Belki de bazilari neden genelleme yapiyorsun. Bütün Kürtler böyle düsünmüyor diyebilir. Böyle düsünenler yanilmaktalar. Ne bir Kürt siyaseti ve de bildigim kadariyla ne de bir Kürt aydini Kürt lehçe teorisine, ZazaKürdü anlayisina karsi çikmamaktadir. Kürt aydinlari, Türk aydinlarini, demokratlarini Kürt sorununda tutarli davranmadiklari, Kürt özgürlügünü savunmadiklari için elestirmekteler. Bu elestiri bir yere kadar haklidir. Peki ama kendileri için özgürlük isteyen Kürt aydinlari, bu özgürlügü Zazalar’a neden istemiyorlar? Bu ne biçim özgürlük anlayisi? Bunun Türk modelinden farki ne? Bilen varsa açiklasin, bizde ögrenelim. Ola ki bazilari da söyle itiraz etsin. Kürt iktidari yok ki, Kürtler Zazalari ezmiyorlar ki, elestirilecek, karsi çikilacak bir durum yok. Biliniyor ki bir akimin, grubun muhalefetde yaptiklari, iktidarda yapacaklarinin habercisidir. Adamlar muhalefetde böyle yapiyorlarsa, iktidarda neler yaparlar, varin siz düsünün.

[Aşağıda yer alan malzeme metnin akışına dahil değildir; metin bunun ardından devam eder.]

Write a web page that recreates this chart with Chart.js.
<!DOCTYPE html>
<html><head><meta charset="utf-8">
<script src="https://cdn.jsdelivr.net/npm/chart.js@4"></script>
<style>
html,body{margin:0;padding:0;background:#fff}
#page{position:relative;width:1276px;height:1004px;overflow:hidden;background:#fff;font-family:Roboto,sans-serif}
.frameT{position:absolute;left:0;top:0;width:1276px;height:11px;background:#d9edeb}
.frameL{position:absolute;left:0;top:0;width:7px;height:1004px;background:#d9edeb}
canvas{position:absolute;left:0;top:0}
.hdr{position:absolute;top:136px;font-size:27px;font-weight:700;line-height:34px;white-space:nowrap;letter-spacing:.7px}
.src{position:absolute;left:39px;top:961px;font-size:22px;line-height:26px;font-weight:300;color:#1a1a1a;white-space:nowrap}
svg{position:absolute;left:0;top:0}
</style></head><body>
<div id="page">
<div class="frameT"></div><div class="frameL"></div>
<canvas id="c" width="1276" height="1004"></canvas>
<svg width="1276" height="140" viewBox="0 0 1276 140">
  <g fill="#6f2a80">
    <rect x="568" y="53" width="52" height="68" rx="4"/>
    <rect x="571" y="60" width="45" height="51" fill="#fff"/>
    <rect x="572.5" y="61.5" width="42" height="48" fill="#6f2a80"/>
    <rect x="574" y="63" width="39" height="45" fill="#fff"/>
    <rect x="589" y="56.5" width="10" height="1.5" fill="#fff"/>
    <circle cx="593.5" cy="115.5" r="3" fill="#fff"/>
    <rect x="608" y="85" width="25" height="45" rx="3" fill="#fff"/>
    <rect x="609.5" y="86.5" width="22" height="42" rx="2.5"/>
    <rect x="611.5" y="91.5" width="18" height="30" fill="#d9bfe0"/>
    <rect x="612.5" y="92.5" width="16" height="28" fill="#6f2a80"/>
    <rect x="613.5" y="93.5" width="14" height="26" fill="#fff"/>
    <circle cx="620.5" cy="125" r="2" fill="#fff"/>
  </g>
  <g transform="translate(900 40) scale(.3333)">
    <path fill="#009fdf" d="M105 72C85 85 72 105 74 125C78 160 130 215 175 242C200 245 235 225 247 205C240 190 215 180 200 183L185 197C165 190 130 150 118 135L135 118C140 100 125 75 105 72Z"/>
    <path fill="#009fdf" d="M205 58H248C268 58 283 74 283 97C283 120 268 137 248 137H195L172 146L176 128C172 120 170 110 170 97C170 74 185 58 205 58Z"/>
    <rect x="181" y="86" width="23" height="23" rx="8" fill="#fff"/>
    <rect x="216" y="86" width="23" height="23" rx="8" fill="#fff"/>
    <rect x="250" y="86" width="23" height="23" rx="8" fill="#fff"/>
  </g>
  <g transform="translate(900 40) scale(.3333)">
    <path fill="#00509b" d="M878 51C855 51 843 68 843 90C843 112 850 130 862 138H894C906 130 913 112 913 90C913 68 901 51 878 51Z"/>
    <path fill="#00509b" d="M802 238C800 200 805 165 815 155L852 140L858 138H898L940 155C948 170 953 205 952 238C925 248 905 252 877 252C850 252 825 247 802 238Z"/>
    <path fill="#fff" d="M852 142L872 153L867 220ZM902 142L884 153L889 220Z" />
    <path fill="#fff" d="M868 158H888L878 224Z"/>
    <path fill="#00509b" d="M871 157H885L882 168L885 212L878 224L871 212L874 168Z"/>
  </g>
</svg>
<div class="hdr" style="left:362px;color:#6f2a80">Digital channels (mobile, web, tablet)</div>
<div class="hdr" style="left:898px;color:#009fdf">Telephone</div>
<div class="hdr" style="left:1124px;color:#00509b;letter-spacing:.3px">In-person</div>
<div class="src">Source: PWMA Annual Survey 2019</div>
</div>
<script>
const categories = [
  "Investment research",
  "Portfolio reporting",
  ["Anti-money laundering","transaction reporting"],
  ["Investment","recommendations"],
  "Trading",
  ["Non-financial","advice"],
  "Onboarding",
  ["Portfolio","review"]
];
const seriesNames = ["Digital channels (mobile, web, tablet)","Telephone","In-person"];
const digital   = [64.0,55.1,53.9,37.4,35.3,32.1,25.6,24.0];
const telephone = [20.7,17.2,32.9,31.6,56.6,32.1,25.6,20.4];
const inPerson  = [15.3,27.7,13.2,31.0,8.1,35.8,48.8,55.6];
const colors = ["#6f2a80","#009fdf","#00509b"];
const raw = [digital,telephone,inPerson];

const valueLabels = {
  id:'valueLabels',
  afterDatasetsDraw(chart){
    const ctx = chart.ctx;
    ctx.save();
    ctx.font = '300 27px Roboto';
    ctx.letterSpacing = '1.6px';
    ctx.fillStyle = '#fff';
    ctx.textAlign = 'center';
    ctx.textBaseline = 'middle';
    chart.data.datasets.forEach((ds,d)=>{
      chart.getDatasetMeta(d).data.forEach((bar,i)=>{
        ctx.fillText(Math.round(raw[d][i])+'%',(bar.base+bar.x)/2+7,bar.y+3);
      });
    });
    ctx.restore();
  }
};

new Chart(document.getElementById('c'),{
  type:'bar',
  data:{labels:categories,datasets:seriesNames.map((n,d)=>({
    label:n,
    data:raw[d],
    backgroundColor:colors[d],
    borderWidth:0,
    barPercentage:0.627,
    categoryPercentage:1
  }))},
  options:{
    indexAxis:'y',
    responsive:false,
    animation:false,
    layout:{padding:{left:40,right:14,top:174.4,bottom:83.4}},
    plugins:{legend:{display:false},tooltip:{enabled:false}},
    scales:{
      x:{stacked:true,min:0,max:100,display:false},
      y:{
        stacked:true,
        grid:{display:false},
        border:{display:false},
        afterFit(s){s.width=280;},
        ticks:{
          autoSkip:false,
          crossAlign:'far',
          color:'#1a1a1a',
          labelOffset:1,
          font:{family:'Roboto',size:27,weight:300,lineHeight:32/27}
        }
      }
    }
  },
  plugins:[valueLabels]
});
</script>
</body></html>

Lehçe teorisi kim tarafindan savunulursa savunulsun, inkar ve asimilasyonun teorisidir. Demokrat olan, özgürlüklerden yana olan her kes bu anlayisa karsi çikmalidir. Cezayir´de Berberiler, Güney Kürdistan’da Goranlar, Türkiye’de Zazalar, Kürtler ve öteki halklar bu siyasetin hedefi haline gelerek yok olmanin esigine geldiler. Bu siyasetin Kürt versiyonunu Zazalar üerinde yeniden denemek istemek çilginliktir.

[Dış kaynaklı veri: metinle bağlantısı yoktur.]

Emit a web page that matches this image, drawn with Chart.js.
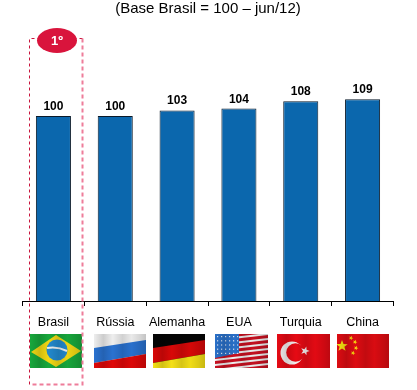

Ama biz kendimiz dilimizin tasfiyesine, yok sayilmasina daha fazla duyarli olmaliyiz. Dilimiz yok edilirse biz de her seyimizle yok edilecegiz. Dinimiz de, kültürümüz de, halk olarak özgürlügümüz de dilimize baglidir. Friedrich Wilhelm´in dedigi gibi, "(Kisinin)... gerçek ülkesi dilidir."